On Friday, Xi met Japan’s Takaichi, a staunch conservative who has criticized China’s growing military presence in the region and called for cooperation with Taiwan, the self-ruled island that Beijing claims as its own.

Xi told Takaichi that China was ready to “work with Japan for constructive, stable bilateral ties that meet requirements of the new era,” Chinese state news agency Xinhua reported.

“I aim to maintain communication with you and therefore jointly promote the development of China-Japan relations along the right track,” Xi said.

Takaichi faced a tough balancing act in her meeting with Xi.

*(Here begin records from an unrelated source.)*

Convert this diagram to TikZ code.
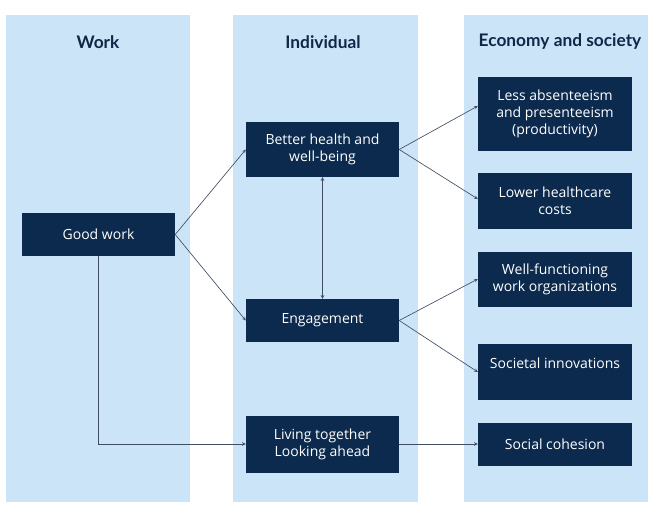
\documentclass[tikz,border=0pt]{standalone}
\usepackage{fontspec}
\setmainfont{Open Sans}
\newfontfamily\headfont{Lato}
\usepackage{tikz}
\usepackage{xcolor}
\usetikzlibrary{positioning}
\definecolor{colfill}{HTML}{CCE4F7}
\definecolor{navy}{HTML}{0C2A4D}
\definecolor{headcol}{HTML}{102748}
\definecolor{linecol}{HTML}{3F4D64}
\tikzstyle{column} = [fill=colfill]
\tikzstyle{header} = [text=headcol, font=\headfont\bfseries\fontsize{17.3}{20}\selectfont]
\tikzstyle{box} = [rectangle, minimum width=153pt, minimum height=43pt, text centered, align=center, fill=navy, text=white, font=\fontsize{14}{17}\selectfont]
\tikzstyle{arrow} = [line width=0.65pt, draw=linecol, ->, >=stealth]

\begin{document}
\begin{tikzpicture}[x=1pt, y=-1pt, node distance=120pt]
        \useasboundingbox (0,0) rectangle (661,516);
        % background columns
        \fill [column] (5.5,15) rectangle (190,502);
        \fill [column] (233,15) rectangle (417.5,502);
        \fill [column] (464,15) rectangle (648,502);

        \node (h_work) [header] at (98,42) {Work};
        \node (h_individual) [header] at (323,42) {Individual};
        \node (h_economy) [header] at (560,42) {Economy and society};

        \node (goodwork) [box] at (98.5,234.5) {Good work};
        \node (health) [box, minimum height=55pt, right of=goodwork, xshift=104pt, yshift=85pt] {Better health and\\well-being};
        \node (engage) [box, below of=health, yshift=-51pt] {Engagement};
        \node (living) [box, minimum height=57pt, below of=engage, yshift=-3.5pt] {Living together\\Looking ahead};
        \node (absent) [box, minimum width=154pt, minimum height=74pt, right of=health, xshift=112.5pt, yshift=35.5pt] {Less absenteeism\\and presenteeism\\(productivity)};
        \node (costs) [box, minimum width=154pt, minimum height=56pt, below of=absent, yshift=33pt] {Lower healthcare\\costs};
        \node (orgs) [box, minimum width=154pt, minimum height=55pt, right of=engage, xshift=112.5pt, yshift=41.5pt] {Well-functioning\\work organizations};
        \node (societal) [box, minimum width=154pt, minimum height=56pt, text depth=17pt, below of=orgs, yshift=27pt] {Societal innovations};
        \node (cohesion) [box, minimum width=154pt, right of=living, xshift=112.5pt] {Social cohesion};

        \draw [arrow] (goodwork.east) -- (health.west);
        \draw [arrow] (goodwork.east) -- (engage.west);
        \draw [arrow] (goodwork.south) |- (living.west);
        \draw [arrow, <->] (health.south) -- (engage.north);
        \draw [arrow] (health.east) -- ([yshift=8pt]absent.west);
        \draw [arrow] (health.east) -- ([yshift=2pt]costs.west);
        \draw [arrow] (engage.east) -- (orgs.west);
        \draw [arrow] (engage.east) -- (societal.west);
        \draw [arrow] (living.east) -- (cohesion.west);
    \end{tikzpicture}
\end{document}
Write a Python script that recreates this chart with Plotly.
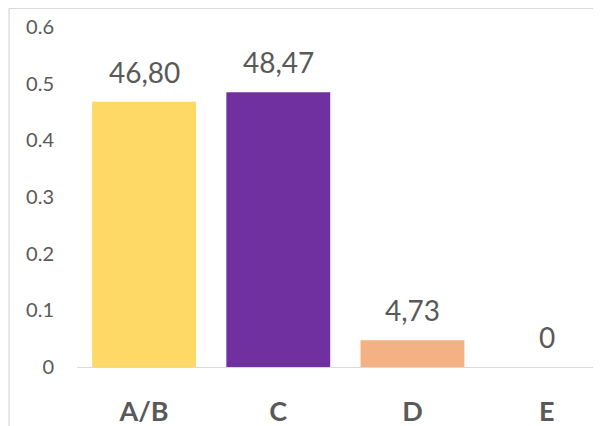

China remains Japan’s largest trading partner and Takaichi inherited a country facing mounting economic woes.

She told reporters after the meeting that China and Japan agreed to build a “strategic mutually beneficial relationship.”

But Takaichi said she also expressed concerns to Xi on sensitive issues including Chinese export controls on rare earths, China’s activity in the East China Sea, and the detention of Japanese nationals in China.

Japanese Prime Minister Sanae Takaichi reads a document at the Asia-Pacific Economic Cooperation (APEC) Economic Leaders’ Meeting in Gyeongju, South Korea, Saturday, Nov. 1, 2025. (Yonhap via AP) (AP)

“I also asked China to resume Japanese beef and seafood imports,” she said.

The meeting appeared in stark contrast to the warm camaraderie showed by Takaichi and Trump in Tokyo just days before, in which the two allies had embarked on a “new golden age” of relations.

Takaichi and Trump demonstrated a close bond complete with smiles, fist pumps and jokes.

For Canadian Prime Minister Carney, who is involved in an escalating trade war with Trump, meeting with Xi marked a “turning point” in their relationship, according to his office.

In an earlier speech that echoed Xi and Lee’s addresses to APEC, Carney told the forum that the world was “facing another hinge moment in history.”

“Our world is undergoing one of the most profound shifts since the fall of the Berlin Wall,” he said.

“That old world… of steady expansion of liberalized trade and investment… that world is gone.”

Carney had been looking for a reset of Canada-China relations after years of worsening ties and diplomatic rows.
Trade negotiations with the US, Canada’s biggest trading partner, are at a dead end, and Carney said at the APEC summit that he was aiming to double non-US exports over the next decade in an effort to diversify away from the US.

Carney and Xi “affirmed their commitment to renewing the relationship between their two countries in a pragmatic and constructive way” and discussed a framework “to deepen cooperation across a range of areas – from clean and conventional energy, to agriculture, manufacturing, climate change, and international finance,” the prime minister’s office said.

Carney also accepted an invitation to visit China and both leaders “directed their officials to move quickly to resolve outstanding trade issues and irritants.”

Xi will sit down for talks with South Korea’s Lee on Saturday, in the first summit meeting between the two leaders.

On the agenda are discussions on the denuclearization of the Korean peninsula and regional peace and stability.

Ahead of that meeting, North Korea called talks about denuclearization a “pipedream” that will never be realised.

The country’s Vice Foreign Minister Pak Myong Ho accused South Korea of lacking “common sense” for refusing to acknowledge Pyongyang as a nuclear-armed state, and pursuing what he called a “daydream” of denuclearization, the state-run Korea Central News Agency reported.